* start GIVEN DATA *

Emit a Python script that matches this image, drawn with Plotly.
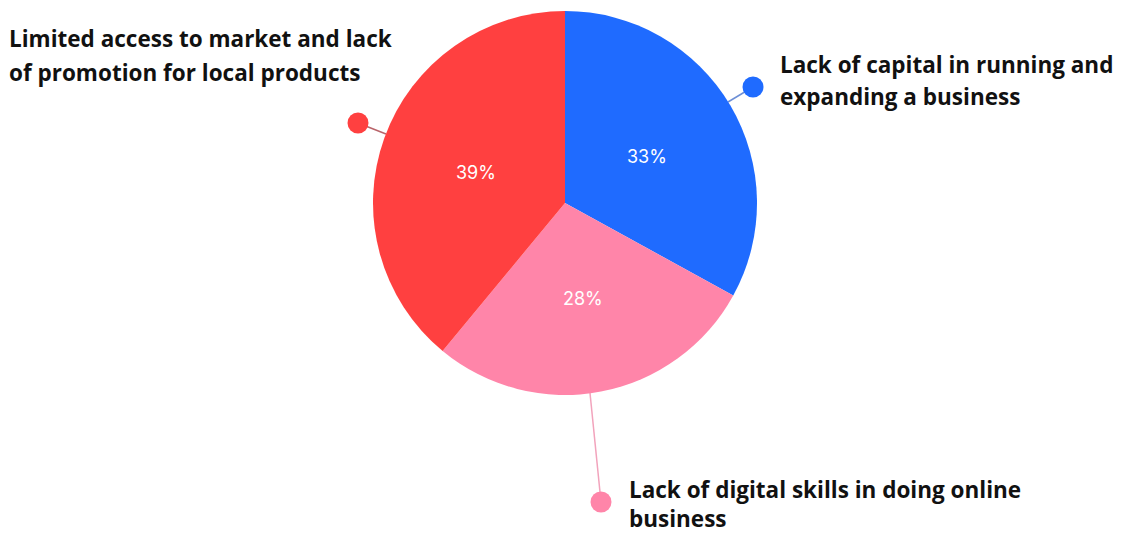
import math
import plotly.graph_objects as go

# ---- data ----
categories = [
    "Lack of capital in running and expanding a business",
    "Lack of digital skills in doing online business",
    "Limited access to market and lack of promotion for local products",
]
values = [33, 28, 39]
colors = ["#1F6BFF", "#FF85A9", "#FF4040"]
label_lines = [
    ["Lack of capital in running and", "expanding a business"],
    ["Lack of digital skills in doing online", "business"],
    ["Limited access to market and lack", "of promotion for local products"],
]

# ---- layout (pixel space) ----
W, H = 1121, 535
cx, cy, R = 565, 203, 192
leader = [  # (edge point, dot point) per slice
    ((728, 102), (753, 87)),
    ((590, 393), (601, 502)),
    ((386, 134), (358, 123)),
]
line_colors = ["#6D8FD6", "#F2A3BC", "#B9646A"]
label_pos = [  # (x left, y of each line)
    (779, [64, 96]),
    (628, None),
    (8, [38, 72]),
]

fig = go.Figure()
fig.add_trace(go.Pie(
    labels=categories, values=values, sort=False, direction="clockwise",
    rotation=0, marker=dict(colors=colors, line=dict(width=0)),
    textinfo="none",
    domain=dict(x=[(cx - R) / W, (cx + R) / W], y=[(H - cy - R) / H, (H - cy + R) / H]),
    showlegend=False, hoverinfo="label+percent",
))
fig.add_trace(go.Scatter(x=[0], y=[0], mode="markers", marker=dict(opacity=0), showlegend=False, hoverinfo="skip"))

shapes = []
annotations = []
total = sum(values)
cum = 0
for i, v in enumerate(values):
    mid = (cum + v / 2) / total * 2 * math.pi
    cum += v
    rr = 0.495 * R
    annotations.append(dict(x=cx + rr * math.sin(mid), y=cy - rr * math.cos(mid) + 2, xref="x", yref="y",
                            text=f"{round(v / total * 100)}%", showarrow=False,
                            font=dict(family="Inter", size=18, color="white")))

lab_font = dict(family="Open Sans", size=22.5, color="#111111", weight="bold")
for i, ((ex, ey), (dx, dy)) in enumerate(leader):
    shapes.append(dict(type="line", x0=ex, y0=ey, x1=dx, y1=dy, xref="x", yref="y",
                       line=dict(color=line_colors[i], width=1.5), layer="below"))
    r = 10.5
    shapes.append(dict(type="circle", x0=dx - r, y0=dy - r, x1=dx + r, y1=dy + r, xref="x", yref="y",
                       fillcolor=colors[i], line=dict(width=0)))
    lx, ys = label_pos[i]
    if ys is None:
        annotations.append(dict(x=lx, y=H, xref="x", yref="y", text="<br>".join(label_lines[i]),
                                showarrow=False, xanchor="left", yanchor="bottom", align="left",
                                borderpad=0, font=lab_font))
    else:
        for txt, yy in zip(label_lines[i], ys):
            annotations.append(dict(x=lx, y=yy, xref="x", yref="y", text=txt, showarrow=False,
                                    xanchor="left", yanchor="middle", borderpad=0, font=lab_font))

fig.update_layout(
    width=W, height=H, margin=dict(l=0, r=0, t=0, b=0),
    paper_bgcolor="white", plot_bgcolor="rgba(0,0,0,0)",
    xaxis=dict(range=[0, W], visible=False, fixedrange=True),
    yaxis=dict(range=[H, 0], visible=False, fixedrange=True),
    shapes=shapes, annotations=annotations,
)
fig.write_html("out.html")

* end GIVEN DATA *

### [TASK GOAL]
Repeat the listing in full and exactly. Do not include any images.

### [OUTPUT OF THE TASK]
Emit a Python script that matches this image, drawn with Plotly.
import math
import plotly.graph_objects as go

# ---- data ----
categories = [
    "Lack of capital in running and expanding a business",
    "Lack of digital skills in doing online business",
    "Limited access to market and lack of promotion for local products",
]
values = [33, 28, 39]
colors = ["#1F6BFF", "#FF85A9", "#FF4040"]
label_lines = [
    ["Lack of capital in running and", "expanding a business"],
    ["Lack of digital skills in doing online", "business"],
    ["Limited access to market and lack", "of promotion for local products"],
]

# ---- layout (pixel space) ----
W, H = 1121, 535
cx, cy, R = 565, 203, 192
leader = [  # (edge point, dot point) per slice
    ((728, 102), (753, 87)),
    ((590, 393), (601, 502)),
    ((386, 134), (358, 123)),
]
line_colors = ["#6D8FD6", "#F2A3BC", "#B9646A"]
label_pos = [  # (x left, y of each line)
    (779, [64, 96]),
    (628, None),
    (8, [38, 72]),
]

fig = go.Figure()
fig.add_trace(go.Pie(
    labels=categories, values=values, sort=False, direction="clockwise",
    rotation=0, marker=dict(colors=colors, line=dict(width=0)),
    textinfo="none",
    domain=dict(x=[(cx - R) / W, (cx + R) / W], y=[(H - cy - R) / H, (H - cy + R) / H]),
    showlegend=False, hoverinfo="label+percent",
))
fig.add_trace(go.Scatter(x=[0], y=[0], mode="markers", marker=dict(opacity=0), showlegend=False, hoverinfo="skip"))

shapes = []
annotations = []
total = sum(values)
cum = 0
for i, v in enumerate(values):
    mid = (cum + v / 2) / total * 2 * math.pi
    cum += v
    rr = 0.495 * R
    annotations.append(dict(x=cx + rr * math.sin(mid), y=cy - rr * math.cos(mid) + 2, xref="x", yref="y",
                            text=f"{round(v / total * 100)}%", showarrow=False,
                            font=dict(family="Inter", size=18, color="white")))

lab_font = dict(family="Open Sans", size=22.5, color="#111111", weight="bold")
for i, ((ex, ey), (dx, dy)) in enumerate(leader):
    shapes.append(dict(type="line", x0=ex, y0=ey, x1=dx, y1=dy, xref="x", yref="y",
                       line=dict(color=line_colors[i], width=1.5), layer="below"))
    r = 10.5
    shapes.append(dict(type="circle", x0=dx - r, y0=dy - r, x1=dx + r, y1=dy + r, xref="x", yref="y",
                       fillcolor=colors[i], line=dict(width=0)))
    lx, ys = label_pos[i]
    if ys is None:
        annotations.append(dict(x=lx, y=H, xref="x", yref="y", text="<br>".join(label_lines[i]),
                                showarrow=False, xanchor="left", yanchor="bottom", align="left",
                                borderpad=0, font=lab_font))
    else:
        for txt, yy in zip(label_lines[i], ys):
            annotations.append(dict(x=lx, y=yy, xref="x", yref="y", text=txt, showarrow=False,
                                    xanchor="left", yanchor="middle", borderpad=0, font=lab_font))

fig.update_layout(
    width=W, height=H, margin=dict(l=0, r=0, t=0, b=0),
    paper_bgcolor="white", plot_bgcolor="rgba(0,0,0,0)",
    xaxis=dict(range=[0, W], visible=False, fixedrange=True),
    yaxis=dict(range=[H, 0], visible=False, fixedrange=True),
    shapes=shapes, annotations=annotations,
)
fig.write_html("out.html")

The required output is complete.